7.  Read more.  This goes hand-in-hand with social media.  I would spend so much time on Facebook that I stopped reading books!  I have a kindle account full of books.  I will be reading them.

     That will be my Lent, dear friend.


Mrs. D. Scott

Tuesday, February 28, 2017

The Importance of Keeping House

Dear Mrs. Rothwood,

     Vintage women's magazines are a bit of a passion for me.  I love collecting the housekeeping ones from the 1930's-1960's.  Within their pages are articles and ads that reveal just how important women's work was in the home.  It seems it was just taken for granted that women wanted to, and were needed to keep the home and thus keep the nation.

     I also have a collection of Bettina's cookbooks, a fictional lady who prides herself on keeping a lovely, modest home and feeding her family well on economy.  (A Thousand Ways to Please a Husband with Bettina's Best Recipes, A Thousand Ways to Please a Family with Bettina's Best Recipes.)

     Additionally, I have vintage housekeeping booklets meant for new brides as they take up housekeeping.  

     One thing is very apparent in all of these sources:  housekeeping was an important career for the betterment of the family unit, and thus our nation.

     I never really saw it that way before.  I always figured it was just a quaint way to go about my day, because, frankly, I hate the idea of having a boring old day job, and I loathe the idea of trying to balance one with raising children.  So, while I have been able to, I have been a stay-at-home woman.

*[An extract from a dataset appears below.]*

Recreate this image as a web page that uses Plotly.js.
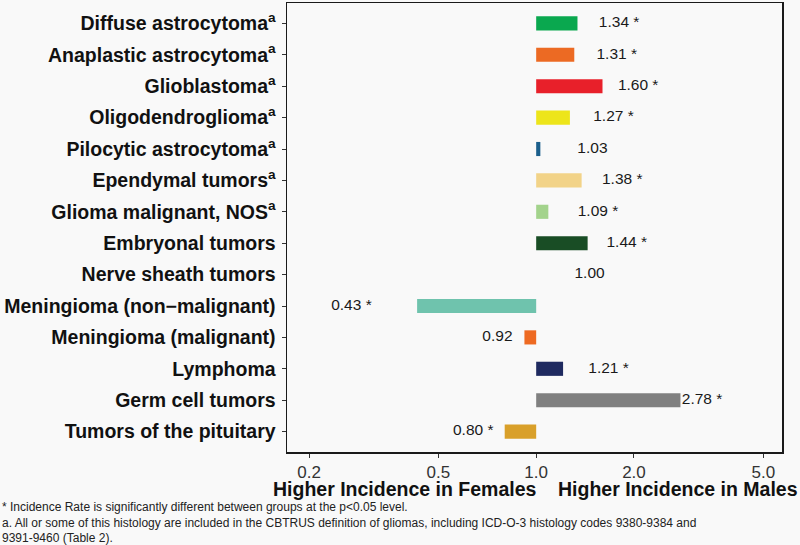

    Something happened recently that really shifted my thinking, though.  My youngest son was diagnosed with allergies.  Usually stuff, really, but it hit me.  Listening to him sniff and snuffle and sounding like he's talking through a glass of water breaks my mother's heart.  The doctor told me that I need to make sure the dust and mildew of the house is kept down, and the air purified to help him.

     Now, my house isn't filthy and unkempt. But, coming home and seeing that it isn't immaculate worries me.  We live in a small cottage, and we are a larger family.  That means there is generally more dust and less air.  To accomplish cleanliness and health for my family truly is a full time job!

     My grandmother keeps her home immaculate, and always has.  She had a routine every week that kept her house spotless.  One may say that a well-kept house is the sign of a wasted life, but it certainly helped keep her and her family healthy and well.  

     It isn't drudgery.  It is life-saving!

     I am not sure how much longer I have to be a stay-at-home woman, so I am renewed and determined to make the most of it.  Lent starts tomorrow, so this is a perfect time to make changes.  

     Oh, and to purchase just one more vintage magazine before which I promised not to spend needlessly on myself during that time.